Thursday 15 December 2011
One in eight primary schools have failed to reach a minimum government target for getting 60 per cent of their pupils to read, write and add up properly by the age of 11.
In all, 1,310 schools are today being singled out for failing to make enough progress towards getting three out of five pupils to reach the required standard in maths and English national curriculum tests for 11-year-olds.
The figures, disclosed in primary school league tables published today, means they are being threatened with a takeover by a neighbouring successful school or academy sponsor.
The tables also show that one in ten boys leave primary school with the reading age of just a seven-year-old.
The percentage reaching the expected level in both English and maths is 74 per cent one percentage point higher than last year. However, the proportion going on to a higher level is down eight percentage points in reading.
The figures compare with just 962 last year – although that was distorted as a result of one in four schools boycotting the tests as a result of an industrial dispute.
As a first step, ministers aim to concentrate on 150 schools who have consistently failed to reach the “floor” for the past five years.
Schools Minister Nick Gibb said: “We are taking action to end years of chronic under-performance .
“The seven years of primary school are key to establishing the building blocks of a child’s education, particularly in reading, writing and arithmetic.”
Ministers plan that these 150 worst performers will either convert into becoming a sponsored academy - or face other measures such as “twinning” with a neighbouring successful school.
On the plus side, a total of 570 of England’s 16,000 primary schools have a perfect score – with every pupil reaching the required standard.
The top performing school is St Margaret’s Church of England primary school in the village of Toppesfield near Halstead in Essex – where every pupil has reached a higher level than expected in both maths and English.

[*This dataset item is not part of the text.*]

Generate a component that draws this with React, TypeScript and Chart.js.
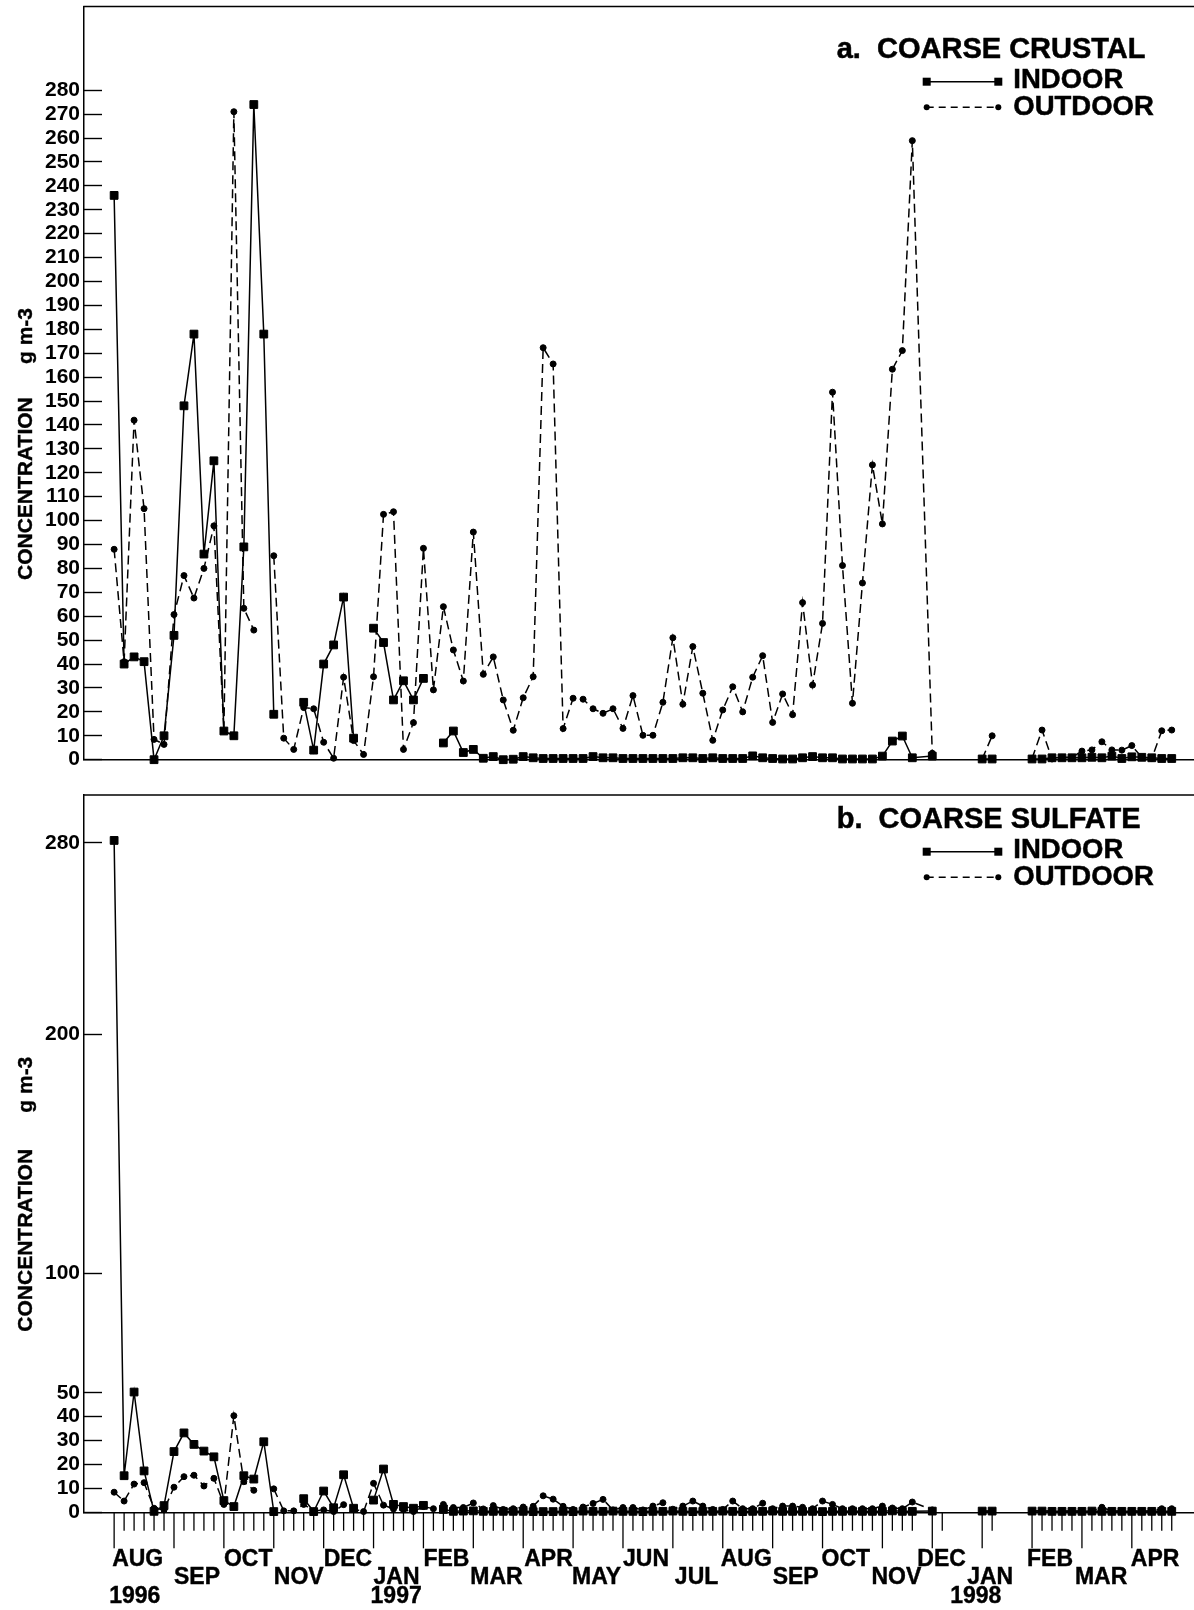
import React, { useEffect, useRef } from "react";
import { Chart, registerables } from "chart.js";

Chart.register(...registerables);

const FONT = "'Liberation Sans', Arial, Helvetica, sans-serif";

// sample slots (weekly tick positions along the x axis)
const weeks = [
  0, 1, 2, 3, 4, 5, 6, 7, 8, 9,
  10, 11, 12, 13, 14, 15, 16, 17, 18, 19,
  20, 21, 22, 23, 24, 25, 26, 27, 28, 29,
  30, 31, 32, 33, 34, 35, 36, 37, 38, 39,
  40, 41, 42, 43, 44, 45, 46, 47, 48, 49,
  50, 51, 52, 53, 54, 55, 56, 57, 58, 59,
  60, 61, 62, 63, 64, 65, 66, 67, 68, 69,
  70, 71, 72, 73, 74, 75, 76, 77, 78, 79,
  80, 82, 83, 87, 88, 92, 93, 94, 95, 96,
  97, 98, 99, 100, 101, 102, 103, 104, 105, 106,
];

const crustalIndoor = [
  236, 40, 43, 41, 0, 10, 52, 148, 178, 86,
  125, 12, 10, 89, 274, 178, 19, null, null, 24,
  4, 40, 48, 68, 9, null, 55, 49, 25, 33,
  25, 34, null, 7, 12, 3, 4.3, 0.6, 1.3, 0,
  0.2, 1.3, 0.8, 0.5, 0.5, 0.5, 0.5, 0.5, 1.3, 0.8,
  0.8, 0.5, 0.5, 0.5, 0.5, 0.5, 0.5, 0.8, 0.8, 0.5,
  0.8, 0.5, 0.5, 0.5, 1.6, 0.8, 0.5, 0.3, 0.3, 0.8,
  1.3, 0.8, 0.8, 0.3, 0.3, 0.3, 0.3, 1.5, 7.8, 9.9,
  0.8, 1.5, null, 0.3, 0.3, 0.3, 0.3, 0.8, 0.8, 0.8,
  0.8, 1.0, 0.8, 1.5, 0.5, 1.2, 1.0, 0.8, 0.5, 0.5,
];

const crustalOutdoor = [
  88, 41, 142, 105, 8.5, 6.4, 60.7, 77, 67.6, 80,
  97.8, 12, 271, 63.3, 54.2, null, 85.3, 9, 4.3, 21.8,
  21.3, 7.3, 0.6, 34.5, 8, 2.2, 34.7, 102.6, 103.7, 4.3,
  15.5, 88.4, 29.2, 64, 45.9, 32.9, 95.2, 35.7, 43, 25,
  12.3, 25.9, 34.7, 172.3, 165.5, 13, 25.7, 25.3, 21.3, 19.4,
  21.3, 13.1, 26.8, 10.2, 10.2, 24, 51, 23.2, 47.3, 27.8,
  8.1, 20.8, 30.5, 20, 34.5, 43.5, 15.6, 27.5, 18.8, 65.7,
  31.2, 57, 153.7, 81.2, 23.6, 73.9, 123.3, 98.6, 163.3, 171.1,
  258.9, 2.7, null, 0.3, 10, 0.5, 12.4, 0.3, 1, 1,
  3.6, 4.1, 7.5, 4.1, 4, 5.9, 1, 0.5, 12.1, 12.4,
];

const sulfateIndoor = [
  281, 15.3, 50.3, 17.3, 0.4, 2.8, 25.4, 33.2, 28.4, 25.6,
  23.2, 4.9, 2.4, 15.3, 13.9, 29.5, 0.3, null, null, 5.7,
  0.3, 8.9, 1.9, 15.7, 1.7, null, 5.1, 18.1, 3.3, 2.4,
  1.7, 2.9, null, 1.2, 0.4, 0.5, 0.6, 0.4, 0.4, 0.4,
  0.4, 0.4, 0.3, 0.3, 0.3, 0.4, 0.3, 0.5, 0.4, 0.4,
  0.5, 0.4, 0.4, 0.3, 0.4, 0.4, 0.5, 0.4, 0.3, 0.4,
  0.4, 0.5, 0.4, 0.3, 0.4, 0.4, 0.5, 0.4, 0.4, 0.4,
  0.4, 0.3, 0.4, 0.4, 0.5, 0.4, 0.4, 0.4, 0.6, 0.4,
  0.4, 0.5, null, 0.5, 0.5, 0.5, 0.5, 0.4, 0.4, 0.4,
  0.4, 0.5, 0.4, 0.4, 0.4, 0.4, 0.4, 0.4, 0.4, 0.4,
];

const sulfateOutdoor = [
  8.4, 4.7, 11.8, 12.4, 1.7, 1, 10.5, 14.9, 15.5, 11,
  14.2, 3.3, 40.4, 12.8, 9.2, null, 9.8, 0.6, 0.6, 3.3,
  0.5, 1, 0.3, 3.2, 1.4, 0.3, 12.1, 3, 1.4, 1,
  0.3, 2.4, 1.5, 3.3, 2, 2, 3.9, 1.4, 2.8, 1.2,
  1.5, 2.2, 2.5, 6.9, 5.5, 2.5, 1.2, 2.2, 3.7, 5.4,
  1, 2, 2, 1, 2.6, 4, 1.3, 2.6, 4.7, 2.6,
  1.2, 1.2, 4.7, 1.5, 1.5, 3.8, 1.5, 2.6, 2.6, 2.1,
  1.5, 4.7, 3.3, 1.5, 1.5, 1.5, 1.5, 2.6, 1.8, 1.5,
  4.3, 1, null, 0.5, 0.5, 0.5, 0.5, 0.5, 0.5, 0.5,
  0.5, 0.5, 2.1, 0.5, 0.5, 0.5, 0.5, 0.5, 1.5, 1.5,
];

const crustalTicks = [0, 10, 20, 30, 40, 50, 60, 70, 80, 90, 100, 110, 120, 130, 140, 150, 160, 170, 180, 190, 200, 210, 220, 230, 240, 250, 260, 270, 280];
const sulfateTicks = [0, 10, 20, 30, 40, 50, 100, 200, 280];

const majorTicks = [0, 6, 11, 16, 21, 26, 31, 36, 41, 46, 51, 56, 61, 66, 71, 77, 82, 87, 92, 97, 102];
const monthLabels = ["AUG", "SEP", "OCT", "NOV", "DEC", "JAN", "FEB", "MAR", "APR", "MAY", "JUN", "JUL", "AUG", "SEP", "OCT", "NOV", "DEC", "JAN", "FEB", "MAR", "APR"];
const monthPos = [-0.2, 6.0, 11.0, 16.0, 21.0, 26.0, 31.0, 35.7, 41.1, 45.9, 51.0, 56.2, 60.8, 66.0, 70.9, 75.9, 80.5, 85.5, 91.5, 96.3, 101.9];
const yearLabels = ["1996", "1997", "1998"];
const yearPos = [-0.5, 25.7, 83.8];

const X_MIN = -3.02;
const X_MAX = 112.19;
const CANVAS_W = 1240;

const gapColor = (c: any) => (c.p1.parsed.x - c.p0.parsed.x > 3 ? "rgba(0,0,0,0)" : undefined);

function makeDatasets(indoor: (number | null)[], outdoor: (number | null)[]) {
  return [
    {
      label: "OUTDOOR",
      data: weeks.map((w, k) => ({ x: w, y: outdoor[k] })),
      borderColor: "#000",
      backgroundColor: "#000",
      borderWidth: 1.5,
      borderDash: [9, 5],
      pointStyle: "circle",
      pointRadius: 3,
      pointBorderWidth: 1,
      pointBackgroundColor: "#000",
      pointBorderColor: "#000",
      pointHoverRadius: 3,
      tension: 0,
      spanGaps: false,
      clip: false,
      segment: { borderColor: gapColor },
    },
    {
      label: "INDOOR",
      data: weeks.map((w, k) => ({ x: w, y: indoor[k] })),
      borderColor: "#000",
      backgroundColor: "#000",
      borderWidth: 1.5,
      pointStyle: "rect",
      pointRadius: 5.5,
      pointBorderWidth: 1,
      pointBackgroundColor: "#000",
      pointBorderColor: "#000",
      pointHoverRadius: 5.5,
      tension: 0,
      spanGaps: false,
      clip: false,
      segment: { borderColor: gapColor },
    },
  ];
}

const topBorderPlugin = {
  id: "topBorder",
  afterDraw(chart: any) {
    const { ctx, chartArea } = chart;
    ctx.save();
    ctx.strokeStyle = "#000";
    ctx.lineWidth = 1.5;
    ctx.beginPath();
    ctx.moveTo(chartArea.left - 0.75, chartArea.top);
    ctx.lineTo(chart.width, chartArea.top);
    ctx.stroke();
    ctx.restore();
  },
};

function boldText(ctx: any, text: string, x: number, y: number) {
  ctx.fillText(text, x, y);
  ctx.strokeText(text, x, y);
}

function yTitlePlugin(conStartY: number, unitEndY: number) {
  return {
    id: "yTitle",
    afterDraw(chart: any) {
      const ctx = chart.ctx;
      ctx.save();
      ctx.fillStyle = "#000";
      ctx.strokeStyle = "#000";
      ctx.lineWidth = 0.4;
      ctx.font = `bold 21px ${FONT}`;
      ctx.textBaseline = "alphabetic";
      ctx.translate(31.5, conStartY);
      ctx.rotate(-Math.PI / 2);
      ctx.textAlign = "left";
      boldText(ctx, "CONCENTRATION", 0, 0);
      ctx.restore();
      ctx.save();
      ctx.fillStyle = "#000";
      ctx.strokeStyle = "#000";
      ctx.lineWidth = 0.4;
      ctx.font = `bold 21px ${FONT}`;
      ctx.textBaseline = "alphabetic";
      ctx.translate(31.5, unitEndY);
      ctx.rotate(-Math.PI / 2);
      ctx.textAlign = "right";
      boldText(ctx, "g m-3", 0, 0);
      ctx.restore();
    },
  };
}

function legendPlugin(title: string, dy: number) {
  return {
    id: "panelLegend",
    afterDraw(chart: any) {
      const ctx = chart.ctx;
      const ds = chart.data.datasets;
      ctx.save();
      ctx.fillStyle = "#000";
      ctx.strokeStyle = "#000";
      ctx.textAlign = "left";
      ctx.textBaseline = "alphabetic";
      ctx.lineWidth = 0.5;
      ctx.font = `bold 29px ${FONT}`;
      boldText(ctx, title, 836.7, 58.3 + dy);
      ctx.font = `bold 27.5px ${FONT}`;
      boldText(ctx, ds[1].label, 1013.3, 88.3 + dy);
      boldText(ctx, ds[0].label, 1013.3, 115 + dy);
      // indoor sample
      const yi = 81.7 + dy;
      ctx.lineWidth = 1.5;
      ctx.setLineDash([]);
      ctx.beginPath();
      ctx.moveTo(926.7, yi);
      ctx.lineTo(998.3, yi);
      ctx.stroke();
      ctx.fillRect(926.7 - 4, yi - 4, 8, 8);
      ctx.fillRect(998.3 - 4, yi - 4, 8, 8);
      // outdoor sample
      const yo = 107.3 + dy;
      ctx.setLineDash([7, 5]);
      ctx.beginPath();
      ctx.moveTo(926.7, yo);
      ctx.lineTo(998.3, yo);
      ctx.stroke();
      ctx.setLineDash([]);
      ctx.beginPath();
      ctx.arc(926.7, yo, 3, 0, Math.PI * 2);
      ctx.fill();
      ctx.beginPath();
      ctx.arc(998.3, yo, 3, 0, Math.PI * 2);
      ctx.fill();
      ctx.restore();
    },
  };
}

const monthAxisPlugin = {
  id: "monthAxis",
  afterDraw(chart: any) {
    const { ctx, chartArea } = chart;
    const xs = chart.scales.x;
    const y0 = chartArea.bottom;
    ctx.save();
    ctx.strokeStyle = "#000";
    ctx.lineWidth = 1.3;
    weeks.forEach((w) => {
      const px = xs.getPixelForValue(w);
      const len = majorTicks.includes(w) ? 36 : 18.5;
      ctx.beginPath();
      ctx.moveTo(px, y0);
      ctx.lineTo(px, y0 + len);
      ctx.stroke();
    });
    ctx.fillStyle = "#000";
    ctx.lineWidth = 0.4;
    ctx.font = `bold 23px ${FONT}`;
    ctx.textAlign = "left";
    ctx.textBaseline = "alphabetic";
    monthLabels.forEach((m, k) => {
      const px = xs.getPixelForValue(monthPos[k]);
      boldText(ctx, m, px, y0 + (k % 2 === 0 ? 53.7 : 71.7));
    });
    yearLabels.forEach((yr, k) => {
      boldText(ctx, yr, xs.getPixelForValue(yearPos[k]), y0 + 90.2);
    });
    ctx.restore();
  },
};

function buildConfig(opts: {
  indoor: (number | null)[];
  outdoor: (number | null)[];
  yMax: number;
  yTicks: number[];
  padTop: number;
  xAxisHeight: number;
  plugins: any[];
}) {
  return {
    type: "line" as const,
    data: { datasets: makeDatasets(opts.indoor, opts.outdoor) as any },
    options: {
      responsive: false,
      animation: false as const,
      devicePixelRatio: 1,
      events: [] as any,
      layout: { padding: { top: opts.padTop, left: 0, right: 0, bottom: 0 } },
      plugins: { legend: { display: false }, tooltip: { enabled: false } },
      scales: {
        x: {
          type: "linear" as const,
          min: X_MIN,
          max: X_MAX,
          display: true,
          grid: { display: false },
          ticks: { display: false },
          border: { display: true, color: "#000", width: 1.5 },
          afterFit: (s: any) => {
            s.height = opts.xAxisHeight;
            s.paddingLeft = 0;
            s.paddingRight = 0;
          },
        },
        y: {
          type: "linear" as const,
          position: "left" as const,
          min: 0,
          max: opts.yMax,
          afterBuildTicks: (s: any) => {
            s.ticks = opts.yTicks.map((v) => ({ value: v }));
          },
          ticks: {
            color: "#000",
            padding: 22,
            autoSkip: false,
            font: { family: FONT, size: 21, weight: "bold" as const },
          },
          grid: { drawOnChartArea: false, tickLength: -18, tickColor: "#000", tickWidth: 1.4 },
          border: { display: true, color: "#000", width: 1.5 },
          afterFit: (s: any) => {
            s.width = 84;
            s.paddingTop = 0;
            s.paddingBottom = 0;
          },
        },
      },
    },
    plugins: opts.plugins,
  };
}

export default function App() {
  const topRef = useRef<HTMLCanvasElement>(null);
  const botRef = useRef<HTMLCanvasElement>(null);

  useEffect(() => {
    const top = new Chart(
      topRef.current as HTMLCanvasElement,
      buildConfig({
        indoor: crustalIndoor,
        outdoor: crustalOutdoor,
        yMax: 315,
        yTicks: crustalTicks,
        padTop: 6.3,
        xAxisHeight: 10.3,
        plugins: [topBorderPlugin, yTitlePlugin(580, 308), legendPlugin("a.  COARSE CRUSTAL", 0)],
      }) as any
    );
    const bot = new Chart(
      botRef.current as HTMLCanvasElement,
      buildConfig({
        indoor: sulfateIndoor,
        outdoor: sulfateOutdoor,
        yMax: 300,
        yTicks: sulfateTicks,
        padTop: 25,
        xAxisHeight: 97.7,
        plugins: [topBorderPlugin, yTitlePlugin(561.7, 286.7), legendPlugin("b.  COARSE SULFATE", 0), monthAxisPlugin],
      }) as any
    );
    return () => {
      top.destroy();
      bot.destroy();
    };
  }, []);

  return (
    <div
      style={{
        position: "absolute",
        left: 0,
        top: 0,
        width: 1194,
        height: 1610,
        overflow: "hidden",
        background: "#fff",
      }}
    >
      <canvas ref={topRef} width={CANVAS_W} height={770} style={{ position: "absolute", left: 0, top: 0 }} />
      <canvas ref={botRef} width={CANVAS_W} height={840} style={{ position: "absolute", left: 0, top: 770 }} />
    </div>
  );
}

At the bottom of the table, six schools register nought per cent.
In three cases, Holywall primary school in Stoke-on-Trent, Crays Hill in Billericay, Essex and the Steiner Academy in Hereford, it actually means no pupil reached the required standard in both maths and English.
In the Steiner Academy’s case, this is because the philosophy of the school is opposed to the testing culture. Crays Hill lost many of its pupils several years ago when a gypsy camp was set up nearby. Holywall failed its inspection by Ofsted, the education standards watchdog, earlier this year.
Of the other three, Braybrooke in Market Harborough did not have to declare its results because fewer than ten pupils sat the tests, maladminstration of the tests meant Catfield in Great Yarmouth could not declare results and pupils at Robert Bloomfield in Shefford did not sit the tests.